In this book Dimitrios Kyritsis advances an original account of constitutional review of primary legislation for its compatibility with human rights. Key to it is the value of separation of powers. When the relationship between courts and the legislature realizes this value, it makes a stronger claim to moral legitimacy. Kyritsis steers a path between the two extremes of the sceptics and the enthusiasts. Against sceptics who claim that constitutional review is an affront to democracy he argues that it is a morally legitimate institutional option for democratic societies because it can provide an effective check on the legislature.
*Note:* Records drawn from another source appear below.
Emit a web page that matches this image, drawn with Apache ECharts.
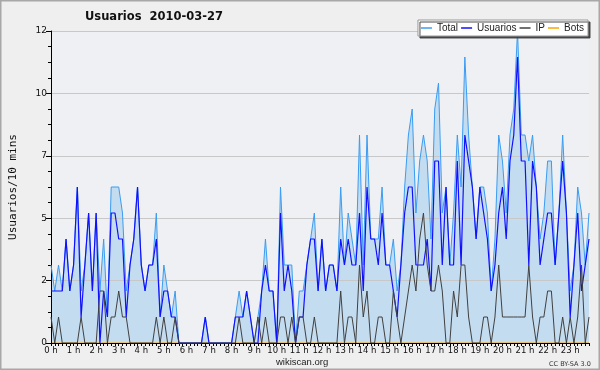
<!DOCTYPE html>
<html>
<head>
<meta charset="utf-8">
<script src="https://cdn.jsdelivr.net/npm/echarts@6/dist/echarts.min.js"></script>
<style>html,body{margin:0;padding:0;background:#efefef}#c{width:600px;height:370px}</style>
</head>
<body>
<div id="c"></div>
<script>
const hourLabels = ['0 h','1 h','2 h','3 h','4 h','5 h','6 h','7 h','8 h','9 h','10 h','11 h',
  '12 h','13 h','14 h','15 h','16 h','17 h','18 h','19 h','20 h','21 h','22 h','23 h'];
const yTickLabels = ['0','2','5','7','10','12'];

// values per 10-minute slot (144 slots)
const total = [
  3,2,3,2,4,2,3,6,2,3, 5,2,5,2,4,1,6,6,6,5, 2,3,4,6,3,2,3,3,5,1,
  3,2,1,2,0,0,0,0,0,0, 0,1,0,0,0,0,0,0,0,1, 2,1,2,1,0,1,2,4,2,2,
  0,6,3,3,3,0,2,2,3,4, 5,2,4,2,3,3,2,6,3,5, 4,3,8,3,8,4,4,4,6,3,
  3,4,2,3,6,8,9,5,7,8, 7,4,9,10,5,6,3,5,8,6, 11,8,6,4,6,6,5,2,4,8,
  7,5,8,9,12,8,8,7,8,6, 4,5,7,7,3,5,8,5,2,3, 6,5,3,5
];
const usuarios = [
  2,2,2,2,4,2,3,6,1,3, 5,2,5,0,2,1,5,5,4,4, 1,3,4,6,3,2,3,3,4,1,
  2,2,1,1,0,0,0,0,0,0, 0,1,0,0,0,0,0,0,0,1, 1,1,2,1,0,0,2,3,2,2,
  0,5,2,3,2,0,1,1,3,4, 4,2,4,2,3,3,2,4,3,4, 3,3,5,2,6,4,4,3,5,3,
  3,2,1,3,5,6,6,3,3,3, 4,2,7,7,3,6,3,3,7,3, 8,7,6,4,6,5,4,2,3,5,
  6,4,7,8,11,7,7,3,7,6, 3,4,5,5,3,5,7,5,1,3, 5,2,3,4
];
const ip = [
  1,0,1,0,0,0,0,0,1,0, 0,0,0,2,2,0,1,1,2,1, 1,0,0,0,0,0,0,0,1,0,
  1,0,0,1,0,0,0,0,0,0, 0,0,0,0,0,0,0,0,0,0, 1,0,0,0,0,1,0,1,0,0,
  0,1,1,0,1,0,1,1,0,0, 1,0,0,0,0,0,0,2,0,1, 1,0,3,1,2,0,0,1,1,0,
  0,2,1,0,1,2,3,2,4,5, 3,2,2,3,2,0,0,2,1,3, 3,1,0,0,0,1,1,0,1,3,
  1,1,1,1,1,1,1,3,1,0, 1,1,2,2,0,0,1,0,1,0, 1,3,0,1
];
const bots = [
  0,0,0,0,0,0,0,0,0,0, 0,0,0,0,0,0,0,0,0,0, 0,0,0,0,0,0,0,0,0,0,
  0,0,0,0,0,0,0,0,0,0, 0,0,0,0,0,0,0,0,0,0, 0,0,0,0,0,0,0,0,0,0,
  0,0,0,0,0,0,0,0,0,0, 0,0,0,0,0,0,0,0,0,0, 0,0,0,0,0,0,0,0,0,0,
  0,0,0,0,0,0,0,0,0,0, 0,0,0,0,0,0,0,0,0,0, 0,0,0,0,0,0,0,0,0,0,
  0,0,0,0,0,0,0,0,0,0, 0,0,0,0,0,0,0,0,0,0, 0,0,0,0
];

const slots = total.map((_, i) => hourLabels[Math.floor(i / 6)] + ' ' + (i % 6) * 10);

const chart = echarts.init(document.getElementById('c'), null, {renderer: 'canvas'});
const lineBase = {type: 'line', showSymbol: false, symbol: 'none', smooth: false, animation: false};
chart.setOption({
  backgroundColor: '#efefef',
  animation: false,
  textStyle: {fontFamily: 'DejaVu Sans'},
  title: {
    text: 'Usuarios  2010-03-27', left: 85, top: 11, padding: 0,
    textStyle: {fontFamily: 'DejaVu Sans', fontSize: 11.5, fontWeight: 'bold', color: '#111'}
  },
  legend: {
    data: ['Total', 'Usuarios', 'IP', 'Bots'],
    right: 12, top: 20, padding: [3, 4, 3, 3], itemGap: 3,
    icon: 'rect', itemWidth: 11, itemHeight: 1.5,
    backgroundColor: '#ffffff', borderColor: '#999', borderWidth: 1,
    shadowColor: 'rgba(60,60,60,0.9)', shadowOffsetX: 2, shadowOffsetY: 2, shadowBlur: 0,
    textStyle: {fontFamily: 'Liberation Sans', fontSize: 10, color: '#222'},
    selectedMode: false
  },
  grid: {left: 46, right: 11, top: 31, bottom: 27, show: true, backgroundColor: '#eef0f3', borderWidth: 0},
  xAxis: {
    type: 'category', boundaryGap: false, data: slots, z: 2,
    axisLine: {show: true, lineStyle: {color: '#000', width: 1}},
    axisTick: {show: true, interval: 0, length: 3, lineStyle: {color: '#000'}},
    axisLabel: {
      interval: (i) => i % 6 === 0,
      formatter: (v, i) => hourLabels[Math.floor(i / 6)],
      fontFamily: 'DejaVu Sans', fontSize: 8.5, color: '#111', margin: 3
    },
    splitLine: {show: false}
  },
  yAxis: {
    type: 'value', min: 0, max: 12, interval: 2.4, z: 2,
    name: 'Usuarios/10 mins', nameLocation: 'middle', nameGap: 32,
    nameTextStyle: {fontFamily: 'DejaVu Sans Mono', fontSize: 11, color: '#111'},
    axisLine: {show: true, lineStyle: {color: '#000'}},
    axisTick: {show: true, length: 5, lineStyle: {color: '#000'}},
    minorTick: {show: true, splitNumber: 4, length: 3, lineStyle: {color: '#000'}},
    axisLabel: {
      formatter: (v) => yTickLabels[Math.round(v / 2.4)],
      fontFamily: 'DejaVu Sans', fontSize: 9, color: '#111', margin: 4
    },
    splitLine: {show: true, lineStyle: {color: '#c8c8c8', width: 1}}
  },
  series: [
    Object.assign({}, lineBase, {name: '_fill', data: total, z: 1, lineStyle: {width: 0}, areaStyle: {color: '#c4dcf0', opacity: 1}, silent: true}),
    Object.assign({}, lineBase, {name: 'Bots', data: bots, z: 1.5, color: '#ffa500', lineStyle: {color: '#ffa500', width: 1}}),
    Object.assign({}, lineBase, {name: 'Total', data: total, z: 3, color: '#3a9cf2', lineStyle: {color: '#3a9cf2', width: 1}}),
    Object.assign({}, lineBase, {name: 'Usuarios', data: usuarios, z: 4, color: '#1010ff', lineStyle: {color: '#1010ff', width: 1.2}}),
    Object.assign({}, lineBase, {name: 'IP', data: ip, z: 5, color: '#404040', lineStyle: {color: '#404040', width: 1}})
  ],
  graphic: [
    {type: 'text', left: 276, top: 357, style: {text: 'wikiscan.org', fontFamily: 'Liberation Sans', fontSize: 9.5, fill: '#222'}},
    {type: 'text', left: 549, top: 361, style: {text: 'CC BY-SA 3.0', fontFamily: 'DejaVu Sans', fontSize: 6.5, fill: '#333'}},
    {type: 'rect', shape: {x: 0.5, y: 0.5, width: 599, height: 369}, style: {fill: 'none', stroke: '#a8a8a8', lineWidth: 2}, silent: true}
  ]
});
</script>
</body>
</html>
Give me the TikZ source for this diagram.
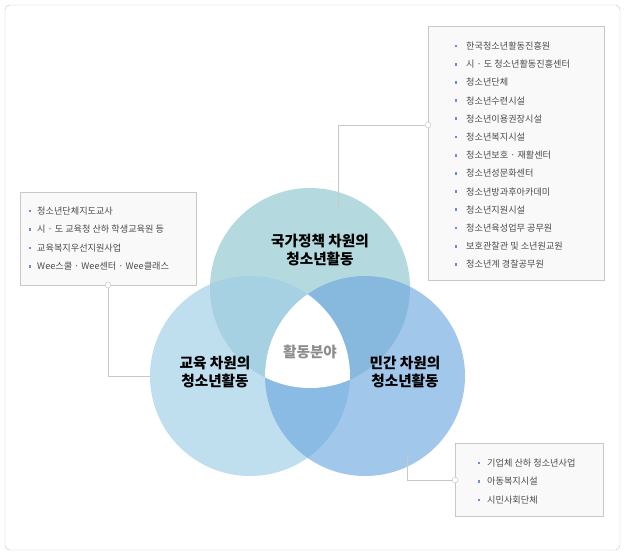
\documentclass[tikz,border=0pt]{standalone}
\usepackage{fontspec}
\setmainfont{Noto Sans CJK KR}
\usetikzlibrary{positioning}
\definecolor{topc}{HTML}{9CCDD3}
\definecolor{leftc}{HTML}{9DCDE6}
\definecolor{rightc}{HTML}{6FA9E0}
\definecolor{boxline}{HTML}{C8C8C8}
\definecolor{bul}{HTML}{6E8FC8}
\begin{document}
\begin{tikzpicture}[x=0.03cm,y=-0.03cm,
		infobox/.style = {draw=boxline, fill=gray!5, inner sep=0pt},
		item/.style = {font=\fontsize{7.8}{9}\selectfont, text=black!70, anchor=west, inner sep=0pt},
		bullet/.style = {fill=bul, minimum size=2.5pt, inner sep=0pt},
		conn/.style = {draw=boxline, line width=0.6pt},
		dot/.style = {circle, draw=boxline, fill=white, minimum size=5pt, inner sep=0pt},
		title/.style = {font=\fontsize{12.5}{15}\selectfont\bfseries, align=center}
		]
		\useasboundingbox (0,0) rectangle (626,559);
		\draw[boxline, rounded corners=4pt, fill=white] (5,5) rectangle (620,550);
		% circles
		\fill[topc, fill opacity=0.75] (310,288) circle (100);
		\fill[leftc, fill opacity=0.65] (250,376) circle (100);
		\fill[rightc, fill opacity=0.65] (365,376) circle (100);
		\begin{scope}
			\clip (310,288) circle (100);
			\clip (250,376) circle (100);
			\fill[white] (365,376) circle (100);
		\end{scope}
		\node (nat) [title] at (320,250) {국가정책 차원의\\청소년활동};
		\node (edu) [title] at (215,372) {교육 차원의\\청소년활동};
		\node (civ) [title] at (405,372) {민간 차원의\\청소년활동};
		\node (mid) [title, text=black!45] at (310,352) {활동분야};
		% boxes
		\node (lbox) [infobox, minimum width=176*0.03cm, minimum height=93*0.03cm, anchor=north west] at (20,192) {};
		\node (rbox) [infobox, minimum width=176*0.03cm, minimum height=254*0.03cm, anchor=north west] at (428,26) {};
		\node (bbox) [infobox, minimum width=148*0.03cm, minimum height=73*0.03cm, anchor=north west] at (455,443) {};
		\foreach \t [count=\i] in {청소년단체지도교사, 시 · 도 교육청 산하 학생교육원 등, 교육복지우선지원사업, Wee스쿨 · Wee센터 · Wee클래스}{
			\node[bullet] at (30,{211+18.5*(\i-1)}) {};
			\node[item] at (37,{211+18.5*(\i-1)}) {\t};
		}
		\foreach \t [count=\i] in {한국청소년활동진흥원, 시 · 도 청소년활동진흥센터, 청소년단체, 청소년수련시설, 청소년이용권장시설, 청소년복지시설, 청소년보호 · 재활센터, 청소년성문화센터, 청소년방과후아카데미, 청소년지원시설, 청소년육성업무 공무원, 보호관찰관 및 소년원교원, 청소년계 경찰공무원}{
			\node[bullet] at (456,{46+18.2*(\i-1)}) {};
			\node[item] at (466,{46+18.2*(\i-1)}) {\t};
		}
		\foreach \t [count=\i] in {기업체 산하 청소년사업, 아동복지시설, 시민사회단체}{
			\node[bullet] at (479,{463+18.5*(\i-1)}) {};
			\node[item] at (487,{463+18.5*(\i-1)}) {\t};
		}
		% connectors
		\coordinate (c1) at (338,207);
		\coordinate (c2) at (150,376);
		\coordinate (c3) at (407,455);
		\node (d1) [dot] at (428,125) {};
		\node (d2) [dot] at (108,285) {};
		\node (d3) [dot] at (455,480) {};
		\draw[conn] (c1) |- (d1);
		\draw[conn] (c2) -| (d2);
		\draw[conn] (c3) |- (d3);
\end{tikzpicture}
\end{document}
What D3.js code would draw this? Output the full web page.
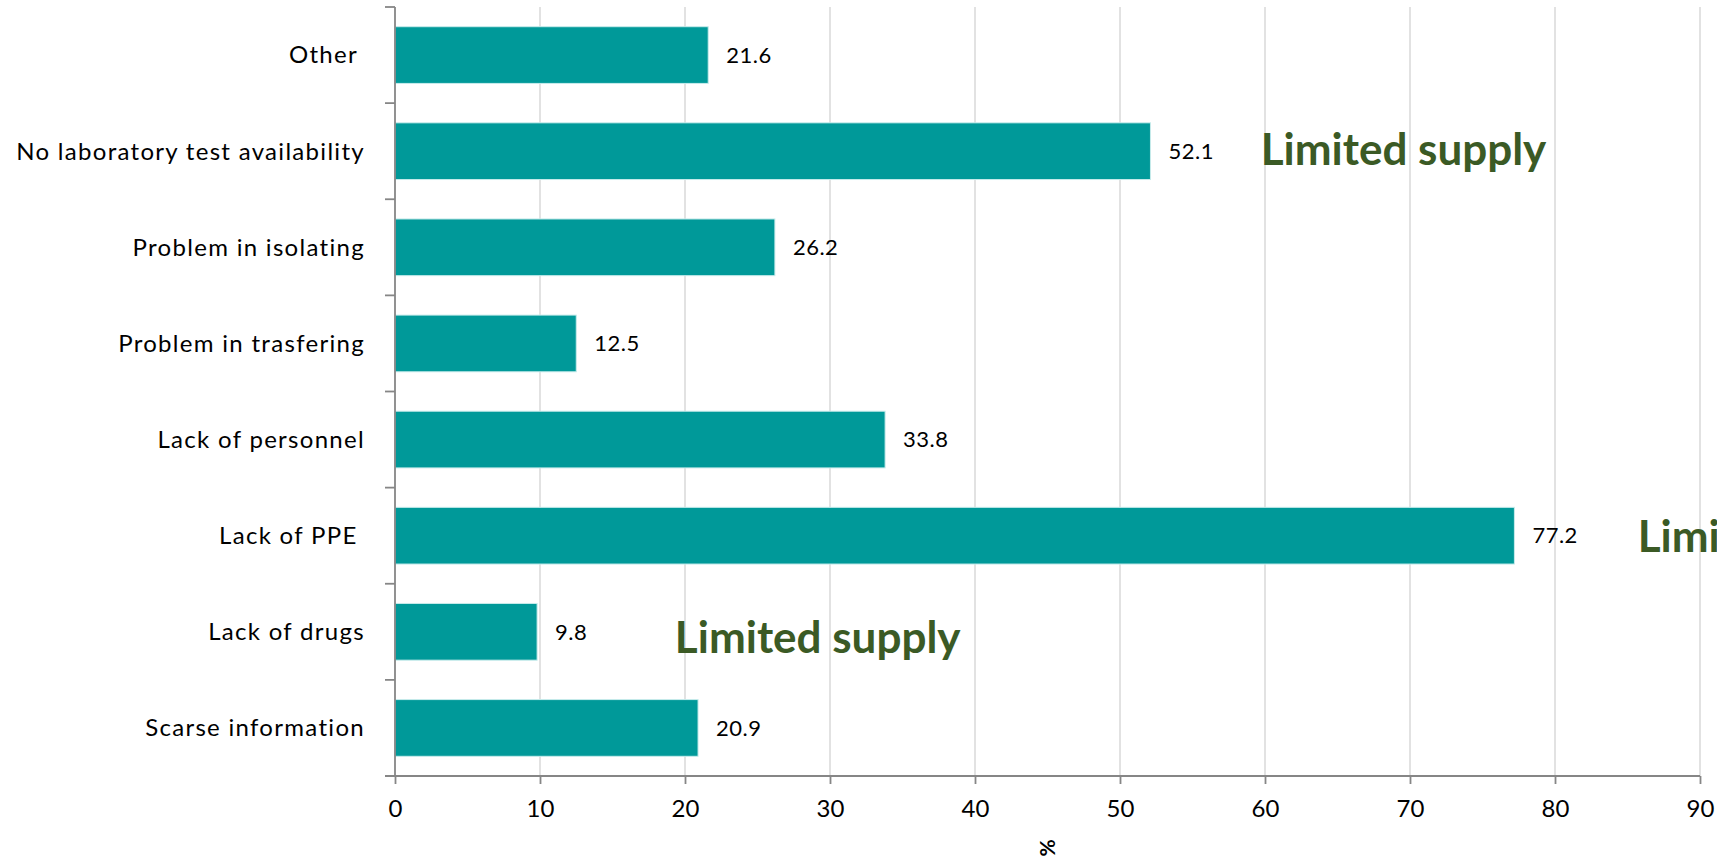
<!DOCTYPE html>
<html><head><meta charset="utf-8">
<script src="https://cdn.jsdelivr.net/npm/d3@7"></script>
<style>
html,body{margin:0;padding:0;background:#fff;overflow:hidden}
text{font-family:Lato,"Open Sans",sans-serif}
</style></head>
<body><svg id="chart" width="1717" height="859"></svg>
<script>
const categories = ["Other ", "No laboratory test availability", "Problem in isolating", "Problem in trasfering", "Lack of personnel", "Lack of PPE ", "Lack of drugs", "Scarse information"];
const values = [21.6, 52.1, 26.2, 12.5, 33.8, 77.2, 9.8, 20.9];
const xTicks = [0, 10, 20, 30, 40, 50, 60, 70, 80, 90];
const axisTitle = "%";
const annotationText = ["Limited supply", "Limited supply", "Limited supply"];
const annotationCategory = ["No laboratory test availability", "Lack of drugs", "Lack of PPE "];
const annotationX = [59.7, 19.3, 85.7];

(function () {
const svg = d3.select("#chart");
const mLeft = 395, mRight = 1700, mTop = 7, mBottom = 776;
const x = d3.scaleLinear().domain([0, 90]).range([mLeft, mRight]);
const y = d3.scaleBand().domain(categories).range([mTop, mBottom]).paddingInner(0.41).paddingOuter(0.205);
const yEdges = d3.scaleBand().domain(categories).range([mTop, mBottom]);

// gridlines
svg.append("g").selectAll("line").data(xTicks.filter(d => d > 0)).join("line")
  .attr("x1", d => x(d)).attr("x2", d => x(d)).attr("y1", mTop).attr("y2", mBottom)
  .attr("stroke", "#d9d9d9").attr("stroke-width", 1.5);

// bars
svg.append("g").selectAll("rect").data(categories).join("rect")
  .attr("x", x(0)).attr("y", d => y(d))
  .attr("width", (d, i) => x(values[i]) - x(0)).attr("height", y.bandwidth())
  .attr("fill", "#009999").attr("stroke", "#c8ecec").attr("stroke-width", 1);

// value labels
svg.append("g").selectAll("text").data(categories).join("text")
  .attr("x", (d, i) => x(values[i]) + 18).attr("y", d => y(d) + y.bandwidth() / 2)
  .attr("dy", "0.35em").attr("font-size", 22).attr("letter-spacing", 0.5).attr("fill", "#000")
  .text((d, i) => values[i].toFixed(1));

// x axis
const xAxis = d3.axisBottom(x).tickValues(xTicks).tickSize(8).tickPadding(16).tickFormat(d3.format("d"));
const gx = svg.append("g").attr("transform", `translate(0,${mBottom})`).call(xAxis);
gx.select(".domain").attr("stroke", "#868686").attr("stroke-width", 1.8).attr("d", `M${mLeft - 10},0H${mRight}`);
gx.selectAll(".tick line").attr("stroke", "#868686").attr("stroke-width", 1.8);
gx.selectAll(".tick text").attr("font-size", 24).attr("fill", "#000").style("font-family", "Lato, sans-serif");

// y axis
const gy = svg.append("g").attr("transform", `translate(${mLeft},0)`);
gy.append("line").attr("x1", 0).attr("x2", 0).attr("y1", mTop).attr("y2", mBottom)
  .attr("stroke", "#868686").attr("stroke-width", 1.8);
const edges = categories.map(c => yEdges(c)).concat([mBottom]);
gy.selectAll("line.tk").data(edges).join("line").attr("class", "tk")
  .attr("x1", -10).attr("x2", 0).attr("y1", d => d).attr("y2", d => d)
  .attr("stroke", "#868686").attr("stroke-width", 1.8);
gy.selectAll("text").data(categories).join("text")
  .attr("x", -30).attr("y", d => y(d) + y.bandwidth() / 2).attr("dy", "0.35em")
  .attr("text-anchor", "end").attr("font-size", 24).attr("letter-spacing", 1.3).attr("fill", "#000")
  .style("white-space", "pre")
  .text(d => d);

// axis title
svg.append("text").attr("transform", `translate(${(mLeft + mRight) / 2},${848}) rotate(-90)`)
  .attr("text-anchor", "middle").attr("dy", "0.35em").attr("font-size", 21).attr("font-weight", "bold")
  .text(axisTitle);

// annotations
const annOffsets = [14, 21, 16];
svg.append("g").selectAll("text").data(annotationText).join("text")
  .attr("x", (d, i) => x(annotationX[i]))
  .attr("y", (d, i) => y(annotationCategory[i]) + y.bandwidth() / 2 + annOffsets[i])
  .attr("font-size", 44).attr("font-weight", "bold").attr("fill", "#3b5a25")
  .text(d => d);
})();
</script></body></html>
Although the latter represents the people and should thus be given the initiative in designing government policy, it carries serious risks, which institutional design must seek to avert. Against enthusiasts he maintains that fundamental rights protection is not the exclusive province of courts but the responsibility of both the judiciary and the legislature. Although courts may sometimes be given the power to scrutinize legislation and even strike it down, if it violates human rights, they must also respect the legislature's important contribution to their joint project. Occasionally, they may even have a duty to defer to morally sub-optimal decisions, as far as rights protection is concerned. This is as it should be. Legitimacy demands less than the ideal. In turn, citizens ought to accept discounts on perfect justice for the sake of achieving a reasonably just and effective political order overall.